Liquidity: Same As It Ever Was... or Not?

Tony Barchetto, CFA | Chief Executive Officer | tony@saltfinancial.com

  • Moving in and out of markets in this environment is difficult to say the least
  • Recent bid/ask spreads suggest stock market liquidity is worse than 2008
  • Liquidity is abundant when you don't need it and scarce when you do. This may seem obvious but has been true from the Buttonwood Tree to the Crash of 1987 to the Global Financial Crisis to today. Markets have evolved to be more efficient and electronic, but no amount of automation or regulation can stave off the chaos of a violent selloff, like the one we are experiencing following the global outbreak of COVID-19.

    Liquidity right now is abysmal by almost any measure. In early March, market depth in the widely traded S&P 500 E-Mini futures contracts collapsed by over 90% from 2019 levels. Even the SPY—the most actively traded equity in the world—isn’t immune. Normally a penny wide all day, the bid/ask spread in SPY blew out to 5 cents near the close on March 13th, which is gaping wide by its standards.

    Looking at spreads across the broader US equity market, the data suggest that liquidity now is worse than it was following the collapse of Lehman Brothers in September 2008.

    We looked at average bid/ask spreads for the top 500 instruments ranked by 30-day value traded on US stock exchanges (equities and ETFs) every day from March 2004 through March 31, 2020. We calculated the daily averages from 15-minute snapshots of the bid/ask and then weighted those values by their 30-day ADTV to put more emphasis on the demand for liquidity instead of just the quote.[1]

    Avg-spread-04-20

    Source: Livevol, Salt Financial calculations.

    The average spread (dotted line) over the entire period was 3.41 bps. Prior to March, the previous high was 5.79 bps on October 10, 2008, a day that marked the intraday low for the month and followed 7 straight days of selling. From the all-time highs on February 19th, 2020 when spreads were at the long-term average, it spiked to 10.86 on March 20th before receding to 7.23 on March 31st—a level still 25% higher than the peak following Lehman in 2008.[2]

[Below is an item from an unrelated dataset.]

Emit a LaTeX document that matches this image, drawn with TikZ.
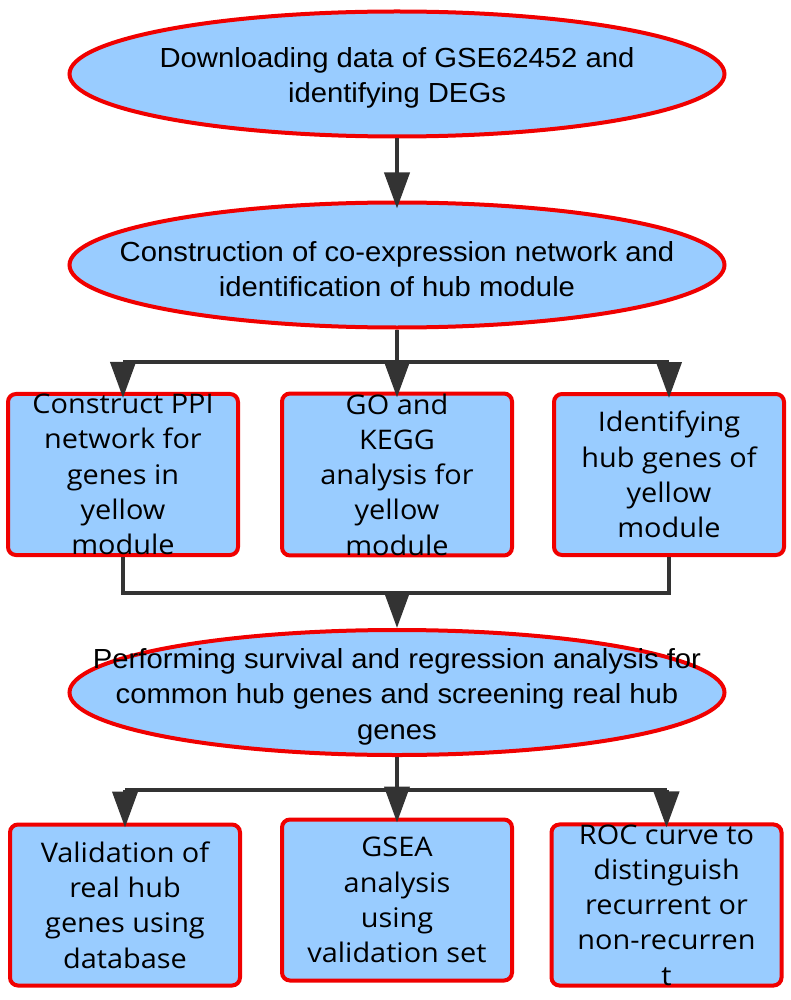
\documentclass[tikz,border=0pt]{standalone}
\usepackage{fontspec}
\setmainfont[FakeStretch=1.06]{Liberation Sans}
\newfontfamily\boxfont[FakeStretch=1.07]{Open Sans}
\usetikzlibrary{shapes.geometric,arrows.meta}
\definecolor{fillblue}{HTML}{99CCFF}
\definecolor{bordred}{HTML}{F00000}
\definecolor{linegray}{HTML}{333333}
\begin{document}
\begin{tikzpicture}[x=1pt,y=-1pt,
 ell/.style={ellipse, draw=bordred, fill=fillblue, line width=4pt, minimum width=655pt, minimum height=125pt, inner sep=0pt},
 elltext/.style={align=center, inner sep=0pt, yshift=-4pt, font=\fontsize{27.6}{35.5}\selectfont},
 stepbox/.style={rectangle, rounded corners=8pt, draw=bordred, fill=fillblue, line width=4pt, minimum width=230pt, minimum height=161pt, inner sep=0pt, align=center, font=\boxfont\fontsize{27}{35.3}\selectfont},
 conn/.style={draw=linegray, line width=4pt},
 arr/.style={conn, -{Triangle[length=36pt,width=25pt]}}
]
\useasboundingbox (0,0) rectangle (790,1000);
\node[ell] (e1) at (397,74) {};
\node[elltext] (e1t) at (e1) {Downloading data of GSE62452 and\\identifying DEGs};
\node[ell] (e2) at (397,265) {};
\node[elltext] (e2t) at (e2) {Construction of co-expression network and\\identification of hub module};
\node[stepbox] (b1) at (123,474.5) {Construct PPI\\network for\\genes in\\yellow\\module};
\node[stepbox] (b2) at (397,474.5) {GO and\\KEGG\\analysis for\\yellow\\module};
\node[stepbox] (b3) at (669,474.5) {Identifying\\hub genes of\\yellow\\module};
\node[ell] (e3) at (397,692.5) {};
\node[elltext] (e3t) at (e3) {Performing survival and regression analysis for\\common hub genes and screening real hub\\genes};
\node[stepbox] (c1) at (125,905) {Validation of\\real hub\\genes using\\database};
\node[stepbox] (c2) at (397,900) {GSEA\\analysis\\using\\validation set};
\node[stepbox] (c3) at (666.5,905) {ROC curve to\\distinguish\\recurrent or\\non-recurren\\t};
\coordinate (j1) at (397,362);
\coordinate (j2) at (397,593);
\coordinate (j3) at (397,790);
% e1 -> e2
\draw[arr, shorten >=-8pt] (e1.south) -- (e2.north);
% e2 -> row 1
\draw[conn] (e2.south) -- (j1);
\draw[conn] (b1.north |- j1) -- (b3.north |- j1);
\draw[arr, shorten >=-6pt] (b1.north |- j1) -- (b1.north);
\draw[arr, shorten >=-6pt] (j1) -- (b2.north);
\draw[arr, shorten >=-6pt] (b3.north |- j1) -- (b3.north);
% row 1 -> e3
\draw[conn] (b1.south) -- (b1.south |- j2) -- (b3.south |- j2) -- (b3.south);
\draw[arr] (j2) -- (e3.north);
% e3 -> row 2
\draw[conn] (e3.south) -- (j3);
\draw[conn] (c1.north |- j3) -- (c3.north |- j3);
\draw[arr, shorten >=-5pt] (c1.north |- j3) -- (c1.north);
\draw[arr, shorten >=-5pt] (j3) -- (c2.north);
\draw[arr, shorten >=-5pt] (c3.north |- j3) -- (c3.north);
\end{tikzpicture}
\end{document}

    Here’s a look at the daily values from February through March against closing values for the VIX to better show how liquidity conditions worsened as volatility picked up.[3]

    Avg-spread-20-20

    Source: Livevol, Bloomberg, Salt Financial calculations.

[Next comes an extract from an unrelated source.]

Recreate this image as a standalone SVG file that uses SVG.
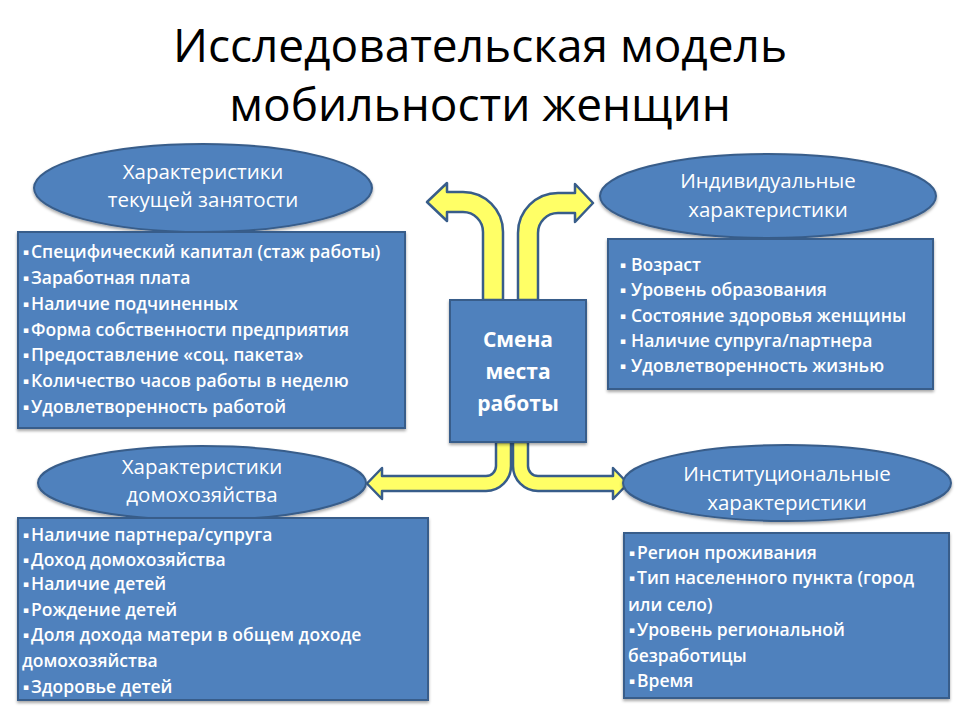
<svg xmlns="http://www.w3.org/2000/svg" width="960" height="720" viewBox="0 0 960 720">
<style>
.shape{fill:#4F81BD;stroke:#385D8A;stroke-width:2}
.arrow{fill:#FFFF66;stroke:#385D8A;stroke-width:2.5;stroke-linejoin:round}
.title{font-family:"Open Sans","Noto Sans","DejaVu Sans",sans-serif;font-size:46px;fill:#000;text-anchor:middle}
.ell{font-family:"Open Sans","Noto Sans","DejaVu Sans",sans-serif;font-size:20.5px;fill:#fff;text-anchor:middle}
.item{font-family:"Open Sans","Noto Sans","DejaVu Sans",sans-serif;font-size:17.5px;font-weight:600;fill:#fff}
.bul{font-family:"DejaVu Sans",sans-serif;font-size:9px;fill:#fff}
.center{font-family:"Open Sans","Noto Sans","DejaVu Sans",sans-serif;font-size:21px;font-weight:bold;fill:#fff;text-anchor:middle}
</style>
<defs>
<filter id="sh" x="-10%" y="-10%" width="120%" height="130%">
<feDropShadow dx="0" dy="2" stdDeviation="1.5" flood-color="#000" flood-opacity="0.35"/>
</filter>
</defs>
<rect width="960" height="720" fill="#fff"/>
<g id="title">
<text class="title" x="480" y="62">Исследовательская модель</text>
<text class="title" x="480" y="121">мобильности женщин</text>
</g>
<g id="connectors">
<path class="arrow" d="M 483 300 L 483 232 A 20 20 0 0 0 463 212 L 447 212 L 447 221 L 427 202 L 447 183 L 447 192 L 463 192 A 40 40 0 0 1 503 232 L 503 300 Z"/>
<path class="arrow" d="M 518 300 L 518 233 A 40 40 0 0 1 558 193 L 575 193 L 575 184 L 593 203 L 575 222 L 575 213 L 558 213 A 20 20 0 0 0 538 233 L 538 300 Z"/>
<path class="arrow" d="M 496 442 L 496 466 A 10 10 0 0 1 486 476 L 382 476 L 382 468 L 367 483.5 L 382 499 L 382 491 L 486 491 A 25 25 0 0 0 511 466 L 511 442 Z"/>
<path class="arrow" d="M 513 442 L 513 466 A 25 25 0 0 0 538 491 L 613 491 L 613 499 L 628 483.5 L 613 468 L 613 476 L 538 476 A 10 10 0 0 1 528 466 L 528 442 Z"/>
</g>
<g id="center">
<rect class="shape" x="450" y="300" width="136" height="142" filter="url(#sh)"/>
<text class="center" x="518" y="347">Смена</text>
<text class="center" x="518" y="379">места</text>
<text class="center" x="518" y="411">работы</text>
</g>
<g id="employment">
<ellipse class="shape" cx="203" cy="188" rx="169" ry="44" filter="url(#sh)"/>
<text class="ell" x="203" y="179">Характеристики</text>
<text class="ell" x="203" y="207">текущей занятости</text>
</g>
<g id="employment-list">
<rect class="shape" x="18" y="232" width="387" height="196" filter="url(#sh)"/>
<text class="bul" x="23" y="255">▪</text><text class="item" x="31" y="258">Специфический капитал (стаж работы)</text>
<text class="bul" x="23" y="281">▪</text><text class="item" x="31" y="284">Заработная плата</text>
<text class="bul" x="23" y="307">▪</text><text class="item" x="31" y="310">Наличие подчиненных</text>
<text class="bul" x="23" y="333">▪</text><text class="item" x="31" y="336">Форма собственности предприятия</text>
<text class="bul" x="23" y="358">▪</text><text class="item" x="31" y="361">Предоставление «соц. пакета»</text>
<text class="bul" x="23" y="384">▪</text><text class="item" x="31" y="387">Количество часов работы в неделю</text>
<text class="bul" x="23" y="410">▪</text><text class="item" x="31" y="413">Удовлетворенность работой</text>
</g>
<g id="individual">
<ellipse class="shape" cx="768" cy="196" rx="168" ry="42" filter="url(#sh)"/>
<text class="ell" x="768" y="188">Индивидуальные</text>
<text class="ell" x="768" y="217">характеристики</text>
</g>
<g id="individual-list">
<rect class="shape" x="608" y="239" width="325" height="150" filter="url(#sh)"/>
<text class="bul" x="620" y="268">▪</text><text class="item" x="631" y="271">Возраст</text>
<text class="bul" x="620" y="293">▪</text><text class="item" x="631" y="296">Уровень образования</text>
<text class="bul" x="620" y="319">▪</text><text class="item" x="631" y="322">Состояние здоровья женщины</text>
<text class="bul" x="620" y="344">▪</text><text class="item" x="631" y="347">Наличие супруга/партнера</text>
<text class="bul" x="620" y="369">▪</text><text class="item" x="631" y="372">Удовлетворенность жизнью</text>
</g>
<g id="household">
<ellipse class="shape" cx="202" cy="483" rx="164" ry="37" filter="url(#sh)"/>
<text class="ell" x="202" y="474">Характеристики</text>
<text class="ell" x="202" y="502">домохозяйства</text>
</g>
<g id="household-list">
<rect class="shape" x="18" y="518" width="410" height="182" filter="url(#sh)"/>
<text class="bul" x="23" y="538">▪</text><text class="item" x="31" y="541">Наличие партнера/супруга</text>
<text class="bul" x="23" y="563">▪</text><text class="item" x="31" y="566">Доход домохозяйства</text>
<text class="bul" x="23" y="587">▪</text><text class="item" x="31" y="590">Наличие детей</text>
<text class="bul" x="23" y="613">▪</text><text class="item" x="31" y="616">Рождение детей</text>
<text class="bul" x="23" y="638">▪</text><text class="item" x="31" y="641">Доля дохода матери в общем доходе</text>
<text class="item" x="22" y="667">домохозяйства</text>
<text class="bul" x="23" y="690">▪</text><text class="item" x="31" y="693">Здоровье детей</text>
</g>
<g id="institutional">
<ellipse class="shape" cx="787" cy="483" rx="164" ry="38" filter="url(#sh)"/>
<text class="ell" x="787" y="481">Институциональные</text>
<text class="ell" x="787" y="510">характеристики</text>
</g>
<g id="institutional-list">
<rect class="shape" x="624" y="533" width="325" height="165" filter="url(#sh)"/>
<text class="bul" x="629" y="556">▪</text><text class="item" x="637" y="559">Регион проживания</text>
<text class="bul" x="629" y="581">▪</text><text class="item" x="637" y="584">Тип населенного пункта (город</text>
<text class="item" x="628" y="611">или село)</text>
<text class="bul" x="629" y="633">▪</text><text class="item" x="637" y="636">Уровень региональной</text>
<text class="item" x="628" y="662">безработицы</text>
<text class="bul" x="629" y="684">▪</text><text class="item" x="637" y="687">Время</text>
</g>
</svg>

    Ask any trader in almost any market on the planet and they will tell you the market “feels” thinner than it’s ever been. But this time the numbers solidly back up the anecdotal evidence. It really is that bad out there. Grab your helmets—we’re in for a rough ride.



    [1] The data were cleansed to eliminate any obvious outliers and holiday weeks (July 4th Thanksgiving, Christmas to New Year’s) were dropped to provide better comparisons across “normal” markets.

    [2] To rule out any data quality issues explaining the extreme values, we spot-checked March 2020 figures against a separate high-quality market data source (Bloomberg) using identical filters. There were no material differences in the calculated weighted average spreads.

    [3] The spikes in bid/ask spreads obviously correlate with levels of market volatility. We omitted the VIX from the longer-term chart to reduce some of the clutter.